From equity to a decision
At 57/43 this is a race, so the money is made in the margins — fold equity and pot odds — not the flip itself.
| Situation | Read | Line |
|---|---|---|
| You shove TT, called by AJ | ~57% | Favorite; happy to get it in |
| You call off TT vs an AJ shove | ~57% | Slight favorite; weigh stack risk |
| You shove AJ into a TT caller | ~43% | Dog, but fold equity can rescue it |
Lock in the anchor — TT is a ~57/43 favorite over AJo, ~54/46 vs AJs — and every tens-versus-broadway spot becomes a question of the surrounding math.

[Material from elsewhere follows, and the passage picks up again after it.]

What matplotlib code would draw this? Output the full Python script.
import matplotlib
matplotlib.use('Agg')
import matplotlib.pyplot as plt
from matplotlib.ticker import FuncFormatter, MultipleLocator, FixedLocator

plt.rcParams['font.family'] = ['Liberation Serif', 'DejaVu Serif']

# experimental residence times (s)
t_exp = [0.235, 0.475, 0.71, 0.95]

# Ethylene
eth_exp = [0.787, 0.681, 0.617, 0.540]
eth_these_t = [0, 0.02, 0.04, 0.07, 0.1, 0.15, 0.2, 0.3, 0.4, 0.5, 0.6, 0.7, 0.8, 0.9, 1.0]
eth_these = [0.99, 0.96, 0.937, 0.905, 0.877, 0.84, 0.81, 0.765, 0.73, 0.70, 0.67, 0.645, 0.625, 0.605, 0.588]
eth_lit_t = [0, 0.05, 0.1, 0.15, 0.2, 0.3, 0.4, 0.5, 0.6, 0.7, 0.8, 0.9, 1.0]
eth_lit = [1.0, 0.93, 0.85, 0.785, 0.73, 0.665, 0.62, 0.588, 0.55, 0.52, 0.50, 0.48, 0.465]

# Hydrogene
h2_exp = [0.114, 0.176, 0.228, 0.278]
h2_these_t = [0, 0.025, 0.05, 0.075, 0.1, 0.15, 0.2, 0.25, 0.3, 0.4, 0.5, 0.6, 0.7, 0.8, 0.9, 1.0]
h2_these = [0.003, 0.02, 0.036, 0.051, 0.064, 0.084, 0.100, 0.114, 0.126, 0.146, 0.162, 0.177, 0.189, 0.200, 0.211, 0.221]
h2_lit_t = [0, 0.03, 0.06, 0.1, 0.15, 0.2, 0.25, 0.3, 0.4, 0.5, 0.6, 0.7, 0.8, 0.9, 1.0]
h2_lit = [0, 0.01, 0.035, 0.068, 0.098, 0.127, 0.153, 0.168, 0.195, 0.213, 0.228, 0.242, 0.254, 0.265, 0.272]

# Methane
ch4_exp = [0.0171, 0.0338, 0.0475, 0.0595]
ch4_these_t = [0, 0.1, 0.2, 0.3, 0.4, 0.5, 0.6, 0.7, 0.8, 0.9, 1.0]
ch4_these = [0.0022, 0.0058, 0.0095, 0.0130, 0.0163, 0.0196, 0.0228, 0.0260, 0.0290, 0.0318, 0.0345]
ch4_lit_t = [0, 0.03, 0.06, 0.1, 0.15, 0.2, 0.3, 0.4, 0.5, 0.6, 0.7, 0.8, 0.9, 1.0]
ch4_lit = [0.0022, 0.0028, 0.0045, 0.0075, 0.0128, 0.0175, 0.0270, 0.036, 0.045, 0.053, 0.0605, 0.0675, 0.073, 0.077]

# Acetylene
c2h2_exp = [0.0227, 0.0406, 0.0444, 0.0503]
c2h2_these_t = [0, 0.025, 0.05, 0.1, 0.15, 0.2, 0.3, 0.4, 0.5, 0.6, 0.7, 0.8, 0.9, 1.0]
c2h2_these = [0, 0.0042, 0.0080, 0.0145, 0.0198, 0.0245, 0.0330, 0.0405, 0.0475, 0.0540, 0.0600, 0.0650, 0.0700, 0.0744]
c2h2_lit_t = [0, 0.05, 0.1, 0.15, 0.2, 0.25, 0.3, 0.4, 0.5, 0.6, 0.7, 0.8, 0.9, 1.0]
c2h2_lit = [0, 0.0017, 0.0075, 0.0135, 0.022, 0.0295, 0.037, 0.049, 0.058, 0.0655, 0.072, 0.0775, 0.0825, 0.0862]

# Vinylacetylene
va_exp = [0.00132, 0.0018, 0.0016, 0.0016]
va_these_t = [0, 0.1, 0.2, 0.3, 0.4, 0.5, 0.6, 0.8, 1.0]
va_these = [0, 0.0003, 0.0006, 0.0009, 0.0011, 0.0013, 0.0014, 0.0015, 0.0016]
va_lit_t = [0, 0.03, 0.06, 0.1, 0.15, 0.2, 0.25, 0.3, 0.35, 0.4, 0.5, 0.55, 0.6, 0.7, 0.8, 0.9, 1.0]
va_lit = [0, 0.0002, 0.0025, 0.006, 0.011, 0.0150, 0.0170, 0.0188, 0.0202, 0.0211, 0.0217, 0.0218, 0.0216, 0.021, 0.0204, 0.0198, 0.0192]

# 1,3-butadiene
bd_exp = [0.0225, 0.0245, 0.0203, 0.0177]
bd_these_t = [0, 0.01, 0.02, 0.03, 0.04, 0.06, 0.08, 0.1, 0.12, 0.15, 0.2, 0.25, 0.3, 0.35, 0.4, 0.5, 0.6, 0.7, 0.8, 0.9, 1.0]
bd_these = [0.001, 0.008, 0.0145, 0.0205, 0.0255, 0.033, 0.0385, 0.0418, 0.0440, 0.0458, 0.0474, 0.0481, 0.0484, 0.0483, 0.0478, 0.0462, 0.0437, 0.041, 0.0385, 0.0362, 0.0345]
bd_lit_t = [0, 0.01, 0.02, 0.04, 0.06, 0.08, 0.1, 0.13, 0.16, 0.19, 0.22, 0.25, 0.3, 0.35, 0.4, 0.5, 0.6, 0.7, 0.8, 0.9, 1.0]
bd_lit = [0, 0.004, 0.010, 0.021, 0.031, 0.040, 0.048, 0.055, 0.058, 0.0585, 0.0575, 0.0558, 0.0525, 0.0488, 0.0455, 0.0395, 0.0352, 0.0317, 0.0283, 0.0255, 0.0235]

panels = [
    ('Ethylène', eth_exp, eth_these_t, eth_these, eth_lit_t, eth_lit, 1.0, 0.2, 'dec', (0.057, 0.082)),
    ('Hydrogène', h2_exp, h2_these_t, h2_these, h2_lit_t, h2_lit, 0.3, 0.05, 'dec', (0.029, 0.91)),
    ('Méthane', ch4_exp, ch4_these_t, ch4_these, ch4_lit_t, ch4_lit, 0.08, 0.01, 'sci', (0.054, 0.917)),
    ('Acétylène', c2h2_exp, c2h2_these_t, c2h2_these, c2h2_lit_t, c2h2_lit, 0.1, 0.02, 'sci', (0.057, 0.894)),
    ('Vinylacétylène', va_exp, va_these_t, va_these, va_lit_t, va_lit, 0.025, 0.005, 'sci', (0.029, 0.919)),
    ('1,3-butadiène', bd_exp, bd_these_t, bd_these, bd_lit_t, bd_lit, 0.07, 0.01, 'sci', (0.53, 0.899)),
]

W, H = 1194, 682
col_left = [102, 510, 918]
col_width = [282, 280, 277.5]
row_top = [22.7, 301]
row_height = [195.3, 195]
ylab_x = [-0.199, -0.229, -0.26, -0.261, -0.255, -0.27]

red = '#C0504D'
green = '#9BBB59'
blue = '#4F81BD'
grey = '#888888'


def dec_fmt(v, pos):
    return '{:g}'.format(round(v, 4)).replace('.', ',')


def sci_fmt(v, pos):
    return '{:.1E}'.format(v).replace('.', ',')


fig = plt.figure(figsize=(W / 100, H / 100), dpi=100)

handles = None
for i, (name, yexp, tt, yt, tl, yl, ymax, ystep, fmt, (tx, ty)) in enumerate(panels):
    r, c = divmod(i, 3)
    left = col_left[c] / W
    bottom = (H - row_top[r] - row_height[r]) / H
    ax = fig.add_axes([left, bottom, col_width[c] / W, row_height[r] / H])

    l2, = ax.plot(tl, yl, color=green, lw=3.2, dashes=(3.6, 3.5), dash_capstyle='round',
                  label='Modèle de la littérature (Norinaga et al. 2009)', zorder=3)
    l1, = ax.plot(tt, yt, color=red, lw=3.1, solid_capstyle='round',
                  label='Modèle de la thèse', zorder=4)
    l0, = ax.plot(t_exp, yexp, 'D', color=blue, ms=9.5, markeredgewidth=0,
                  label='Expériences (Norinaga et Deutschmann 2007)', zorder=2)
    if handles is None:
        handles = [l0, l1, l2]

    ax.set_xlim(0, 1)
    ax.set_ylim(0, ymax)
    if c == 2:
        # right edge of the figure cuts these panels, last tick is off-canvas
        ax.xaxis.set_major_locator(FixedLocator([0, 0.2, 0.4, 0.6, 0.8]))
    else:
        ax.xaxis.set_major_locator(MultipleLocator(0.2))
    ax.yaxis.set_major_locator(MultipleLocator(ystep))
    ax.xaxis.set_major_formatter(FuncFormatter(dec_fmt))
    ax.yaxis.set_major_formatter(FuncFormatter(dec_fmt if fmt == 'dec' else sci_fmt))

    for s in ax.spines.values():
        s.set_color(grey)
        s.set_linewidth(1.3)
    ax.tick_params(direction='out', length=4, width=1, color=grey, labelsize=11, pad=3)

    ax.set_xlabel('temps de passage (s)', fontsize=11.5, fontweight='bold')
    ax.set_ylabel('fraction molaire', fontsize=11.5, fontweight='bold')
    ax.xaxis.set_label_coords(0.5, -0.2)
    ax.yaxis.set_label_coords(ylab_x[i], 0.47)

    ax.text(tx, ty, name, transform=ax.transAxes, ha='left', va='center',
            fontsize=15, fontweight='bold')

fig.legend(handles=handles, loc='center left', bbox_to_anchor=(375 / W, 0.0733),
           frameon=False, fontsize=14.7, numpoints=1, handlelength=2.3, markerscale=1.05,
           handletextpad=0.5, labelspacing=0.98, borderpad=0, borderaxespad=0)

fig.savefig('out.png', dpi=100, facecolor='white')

Build the full line with preflop all-in odds, sharpen your counting with combinatorics, and explore the poker odds & math hub.
Cash game versus tournament
The raw 57/43 number means the same thing in every format, but what you do with it does not. In a deep cash game the goal is simply to get money in with an edge, and a 57% favorite is a hand you are usually happy to stack off — you will realize that edge over thousands of hands, and there is no penalty for busting beyond the chips themselves. In a tournament, chips you lose are worth more than chips you win because busting ends your equity in the prize pool. A near coin-flip like this one is exactly where good tournament players avoid getting all-in as the caller. Being the aggressor changes the picture: if you shove TT and pick up fold equity, you often win the pot outright without ever seeing the 43% show up. That fold equity — not the hold-up percentage — is where the money is made in a spot this close.

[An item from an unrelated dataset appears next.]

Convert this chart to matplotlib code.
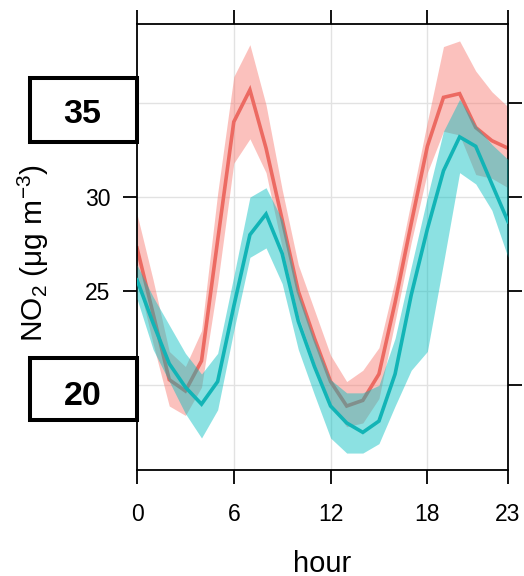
import matplotlib
matplotlib.use("Agg")
import matplotlib.pyplot as plt
from matplotlib.patches import Rectangle

plt.rcParams['font.family'] = ['Liberation Sans', 'DejaVu Sans']
plt.rcParams['mathtext.fontset'] = 'custom'
plt.rcParams['mathtext.rm'] = 'Liberation Sans'
plt.rcParams['mathtext.it'] = 'Liberation Sans:italic'
plt.rcParams['mathtext.bf'] = 'Liberation Sans:bold'

hours = list(range(24))

red_mean = [27.3, 23.8, 20.3, 19.7, 21.3, 27.7, 34.0, 35.7, 32.6, 28.8, 25.0, 22.5,
            20.2, 18.9, 19.2, 20.6, 24.4, 28.6, 32.7, 35.3, 35.5, 33.7, 33.0, 32.6]
red_upper = [29.1, 25.6, 21.8, 21.0, 22.9, 30.2, 36.4, 38.1, 34.9, 30.4, 26.4, 24.0,
             21.6, 20.2, 20.8, 22.0, 25.6, 29.8, 34.0, 38.0, 38.3, 36.7, 35.6, 34.8]
red_lower = [25.8, 22.2, 18.9, 18.4, 19.9, 25.4, 31.8, 33.1, 31.3, 27.3, 23.7, 21.2,
             19.0, 17.8, 18.0, 19.3, 23.4, 27.6, 31.3, 33.5, 33.3, 31.2, 31.0, 30.5]

cyan_mean = [25.6, 23.3, 21.15, 19.9, 19.0, 20.2, 24.2, 28.0, 29.1, 27.0, 23.4, 21.0,
             18.9, 18.0, 17.5, 18.1, 20.6, 24.8, 28.3, 31.4, 33.2, 32.7, 30.7, 28.7]
cyan_upper = [26.4, 24.7, 23.2, 21.7, 20.6, 21.7, 25.8, 30.0, 30.5, 28.8, 24.9, 22.4,
              20.3, 19.6, 19.6, 20.0, 22.5, 26.3, 30.0, 33.5, 35.2, 33.8, 32.8, 32.0]
cyan_lower = [24.6, 21.9, 20.2, 18.5, 17.2, 18.7, 22.9, 26.8, 27.3, 25.4, 21.9, 19.5,
              17.2, 16.4, 16.4, 16.9, 18.9, 20.8, 21.8, 26.5, 31.3, 30.7, 29.3, 26.8]

x_ticks = [0, 6, 12, 18, 23]
y_ticks = [20, 25, 30, 35]
box_labels = ["35", "20"]

W, H = 524, 576
fig = plt.figure(figsize=(W / 100, H / 100), dpi=100)
ax = fig.add_axes([137 / W, 1 - 470 / H, (508 - 137) / W, (470 - 24) / H])

ax.set_xlim(0, 23)
ax.set_ylim(15.5, 39.2)

for v in [6, 12, 18]:
    ax.axvline(v, color='#e2e2e2', lw=1.0, zorder=0)
for v in y_ticks:
    ax.axhline(v, color='#e2e2e2', lw=1.0, zorder=0)

red_line = '#EC6A62'
red_fill = '#F8766D'
cyan_line = '#12B4B6'
cyan_fill = '#00BEC0'

ax.fill_between(hours, red_lower, red_upper, color=red_fill, alpha=0.45, lw=0, zorder=1)
ax.plot(hours, red_mean, color=red_line, lw=2.6, zorder=2, solid_joinstyle='miter')
ax.fill_between(hours, cyan_lower, cyan_upper, color=cyan_fill, alpha=0.45, lw=0, zorder=3)
ax.plot(hours, cyan_mean, color=cyan_line, lw=2.6, zorder=4, solid_joinstyle='miter')

ax.set_xticks(x_ticks)
ax.set_yticks(y_ticks)
ax.tick_params(axis='both', which='both', direction='out', length=10, width=1.3,
               labelsize=16.5, colors='black',
               top=True, right=True, labeltop=False, labelright=False)
ax.tick_params(axis='x', pad=14)
ax.tick_params(axis='y', pad=9)
for s in ax.spines.values():
    s.set_linewidth(1.3)
    s.set_color('black')

fig.text(322.5 / W, 1 - 572 / H, "hour", ha='center', va='baseline', fontsize=21)
fig.text(43 / W, 1 - 253 / H, r'NO$_2$ ($\mathrm{\mu}$g m$^{-3}$)', rotation=90,
         rotation_mode='anchor', ha='center', va='baseline', fontsize=21.5)

# label boxes
boxes = [(30.3, 78, 136.5, 142, 123.3), (30.3, 358, 137, 419.5, 405)]
for lab, (x0, y0, x1, y1, base) in zip(box_labels, boxes):
    r = Rectangle((x0 / W, 1 - y1 / H), (x1 - x0) / W, (y1 - y0) / H,
                  transform=fig.transFigure, facecolor='white', edgecolor='black',
                  lw=2.9, zorder=5)
    fig.add_artist(r)
    fig.text(82.5 / W, 1 - base / H, lab, ha='center', va='baseline',
             fontsize=24.5, fontweight='bold', zorder=6)

fig.savefig("out.png", dpi=100, facecolor='white')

How the equities shift by street
The preflop split is only the starting point; every card can swing it dramatically. Understanding the swings helps you read the spot when the money goes in later rather than before the flop.

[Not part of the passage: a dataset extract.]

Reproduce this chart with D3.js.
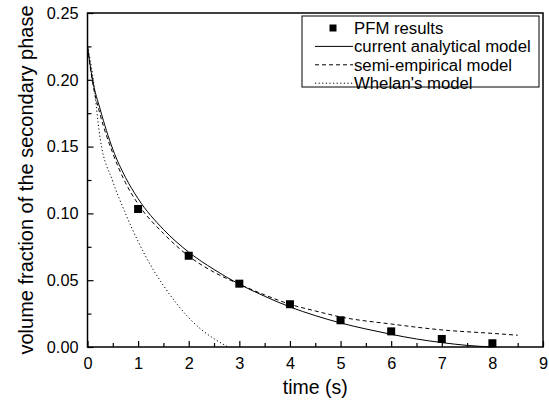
<!DOCTYPE html>
<html>
<head>
<meta charset="utf-8">
<script src="https://cdn.jsdelivr.net/npm/d3@7"></script>
<style>
  body { margin: 0; background: #fff; }
  text { font-family: "Liberation Sans", Arial, sans-serif; fill: #000; }
</style>
</head>
<body>
<svg id="chart" width="549" height="404"></svg>
<script>
// PFM simulation points
const pfmTime = [1, 2, 3, 4, 5, 6, 7, 8];
const pfmValue = [0.1033, 0.0683, 0.0474, 0.0320, 0.0200, 0.0117, 0.0060, 0.0028];

// current analytical model (solid)
const analyticTime = [0, 0.1, 0.25, 0.5, 0.75, 1, 1.5, 2, 2.5, 3, 3.5, 4, 4.5, 5, 5.5, 6, 6.5, 7, 7.5, 8];
const analyticValue = [0.225, 0.200, 0.178, 0.148, 0.127, 0.111, 0.088, 0.071, 0.058, 0.047, 0.038, 0.030, 0.0235, 0.018, 0.0135, 0.0095, 0.006, 0.0033, 0.0012, 0];

// semi-empirical model (dashed)
const semiTime = [0, 0.1, 0.25, 0.5, 0.75, 1, 1.5, 2, 2.5, 3, 3.5, 4, 4.5, 5, 6, 7, 8, 8.5];
const semiValue = [0.225, 0.198, 0.174, 0.145, 0.123, 0.107, 0.085, 0.068, 0.056, 0.047, 0.039, 0.032, 0.027, 0.0225, 0.0172, 0.0128, 0.0102, 0.0088];

// Whelan's model (dotted)
const whelanTime = [0, 0.1, 0.25, 0.5, 0.75, 1, 1.25, 1.5, 1.75, 2, 2.25, 2.5, 2.78];
const whelanValue = [0.225, 0.204, 0.156, 0.124, 0.100, 0.079, 0.061, 0.046, 0.033, 0.022, 0.013, 0.0062, 0];

const xTicks = [0, 1, 2, 3, 4, 5, 6, 7, 8, 9];
const yTicks = [0, 0.05, 0.10, 0.15, 0.20, 0.25];

const legendItems = [
    {label: 'PFM results', type: 'square'},
    {label: 'current analytical model', type: 'line', dash: null},
    {label: 'semi-empirical model', type: 'line', dash: '4,3'},
    {label: "Whelan's model", type: 'line', dash: '1.2,2.4'}
];

const svg = d3.select('#chart');
const margin = {left: 87.5, top: 13, right: 6, bottom: 57};
const width = 549 - margin.left - margin.right;
const height = 404 - margin.top - margin.bottom;

const x = d3.scaleLinear().domain([0, 9]).range([0, width]);
const y = d3.scaleLinear().domain([0, 0.25]).range([height, 0]);

const g = svg.append('g').attr('transform', 'translate(' + margin.left + ',' + margin.top + ')');

// inward ticks, major and minor
const xAxis = d3.axisBottom(x).tickValues(xTicks).tickSizeInner(-6).tickSizeOuter(0).tickPadding(10).tickFormat(d3.format('d'));
const xMinor = d3.axisBottom(x).tickValues(d3.range(0.5, 9, 1)).tickSizeInner(-4).tickSizeOuter(0).tickFormat('');
const yAxis = d3.axisLeft(y).tickValues(yTicks).tickSizeInner(-6).tickSizeOuter(0).tickPadding(9).tickFormat(d3.format('.2f'));
const yMinor = d3.axisLeft(y).tickValues(d3.range(0.025, 0.25, 0.05)).tickSizeInner(-4).tickSizeOuter(0).tickFormat('');

const gx = g.append('g').attr('transform', 'translate(0,' + height + ')').call(xAxis);
g.append('g').attr('transform', 'translate(0,' + height + ')').call(xMinor);
const gy = g.append('g').call(yAxis);
g.append('g').call(yMinor);

g.selectAll('.domain').remove();
g.selectAll('.tick line').attr('stroke', '#000').attr('stroke-width', 1.2);
g.selectAll('.tick text').attr('font-size', 16.3).attr('font-family', '"Liberation Sans", Arial, sans-serif');
gx.selectAll('.tick text').attr('dy', '0.71em');

// curves
const makeLine = () => d3.line().x((d) => x(d[0])).y((d) => y(d[1])).curve(d3.curveMonotoneX);
const curves = [
    {t: analyticTime, v: analyticValue, dash: null},
    {t: semiTime, v: semiValue, dash: '4,3'},
    {t: whelanTime, v: whelanValue, dash: '1.2,2.4'}
];
curves.forEach((c) => {
    g.append('path')
        .datum(c.t.map((t, i) => [t, c.v[i]]))
        .attr('d', makeLine())
        .attr('fill', 'none')
        .attr('stroke', '#000')
        .attr('stroke-width', 1)
        .attr('stroke-dasharray', c.dash);
});

// PFM squares
const sq = 8;
g.selectAll('.pfm').data(pfmTime).enter().append('rect')
    .classed('pfm', true)
    .attr('x', (d) => x(d) - sq / 2)
    .attr('y', (d, i) => y(pfmValue[i]) - sq / 2)
    .attr('width', sq)
    .attr('height', sq)
    .attr('fill', '#000');

// frame
g.append('rect')
    .attr('x', 0).attr('y', 0)
    .attr('width', width).attr('height', height)
    .attr('fill', 'none')
    .attr('stroke', '#000')
    .attr('stroke-width', 1.5);

// legend
const legend = svg.append('g').attr('transform', 'translate(302,16)');
legend.append('rect')
    .attr('width', 237).attr('height', 71)
    .attr('fill', '#fff')
    .attr('stroke', '#000')
    .attr('stroke-width', 1);
legendItems.forEach((item, i) => {
    const cy = 12 + i * 18.4;
    if (item.type === 'square') {
        legend.append('rect')
            .attr('x', 31 - 3.5).attr('y', cy - 3.5)
            .attr('width', 7).attr('height', 7)
            .attr('fill', '#000');
    } else {
        legend.append('line')
            .attr('x1', 13).attr('x2', 51)
            .attr('y1', cy).attr('y2', cy)
            .attr('stroke', '#000')
            .attr('stroke-width', 1)
            .attr('stroke-dasharray', item.dash);
    }
    // text in the original is slightly wider than plain Arial
    legend.append('text')
        .attr('transform', 'translate(52,' + cy + ') scale(1.06,1)')
        .attr('dy', '0.36em')
        .attr('font-size', 15.8)
        .text(item.label);
});

// axis titles
svg.append('text')
    .attr('x', margin.left + width / 2)
    .attr('y', 394)
    .attr('text-anchor', 'middle')
    .attr('font-size', 19.5)
    .text('time (s)');

svg.append('text')
    .attr('transform', 'translate(33,180) rotate(-90)')
    .attr('text-anchor', 'middle')
    .attr('font-size', 20)
    .text('volume fraction of the secondary phase');
</script>
</body>
</html>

| Board texture | TT equity | AJ equity |
|---|---|---|
| Preflop | ~57% | ~43% |
| Flop pairs the ace (e.g. A-8-4) | ~9% | ~91% |
| Flop misses both (e.g. 7-6-2) | ~90% | ~10% |
| Flop gives AJ a straight draw (e.g. K-Q-2) | ~55% | ~45% |
The takeaway is that this matchup is decided almost entirely on the flop. If the flop bricks for ace-jack, the tens are close to a lock; if it pairs a broadway card, the tens are suddenly drawing thin to their two remaining tens. There is very little middle ground, which is exactly why the spot feels so swingy at the table even though the preflop math is settled.
Common counting mistakes
Two errors show up constantly in spots like this. The first is treating “two overcards” as if they were more than six outs — players see the ace and imagine ace-jack is nearly even or ahead, when in fact six outs across a five-card board is not enough to overtake a made pair. The second is forgetting the pair’s own redraw: the tens are not dead when ace-jack pairs, because they can still make a set with their two remaining tens or back-door a straight or flush. Counting cleanly — six clean overcard outs for ace-jack, two set outs plus back-doors for the tens — is the same discipline that governs every race, and it is why combinatorics is worth drilling until it is automatic.
Frequently asked
What are the odds of TT vs AJ preflop?
Pocket tens win about 57% of the time against offsuit ace-jack, with ace-jack around 43%. Suited ace-jack narrows it to roughly 54/46. The pair is favored in every version.
Is TT ahead of AJ?
Yes. Tens are a made pair and only need the board to miss the big cards, while ace-jack must improve to win. That gives the tens a steady 57/43 edge over AJo.
Why is TT vs AJ so close?
Ace-jack has six overcard outs — three aces and three jacks — plus straight and flush chances. It connects often enough to win over 40% of the time, which is why the spot feels like a flip even though tens are favored.
Should you race TT against AJ?
As a 57/43 favorite, getting it in is fine in most cash games. In tournaments the edge is thin, so fold equity from being the aggressor often matters more than the raw hold-up percentage.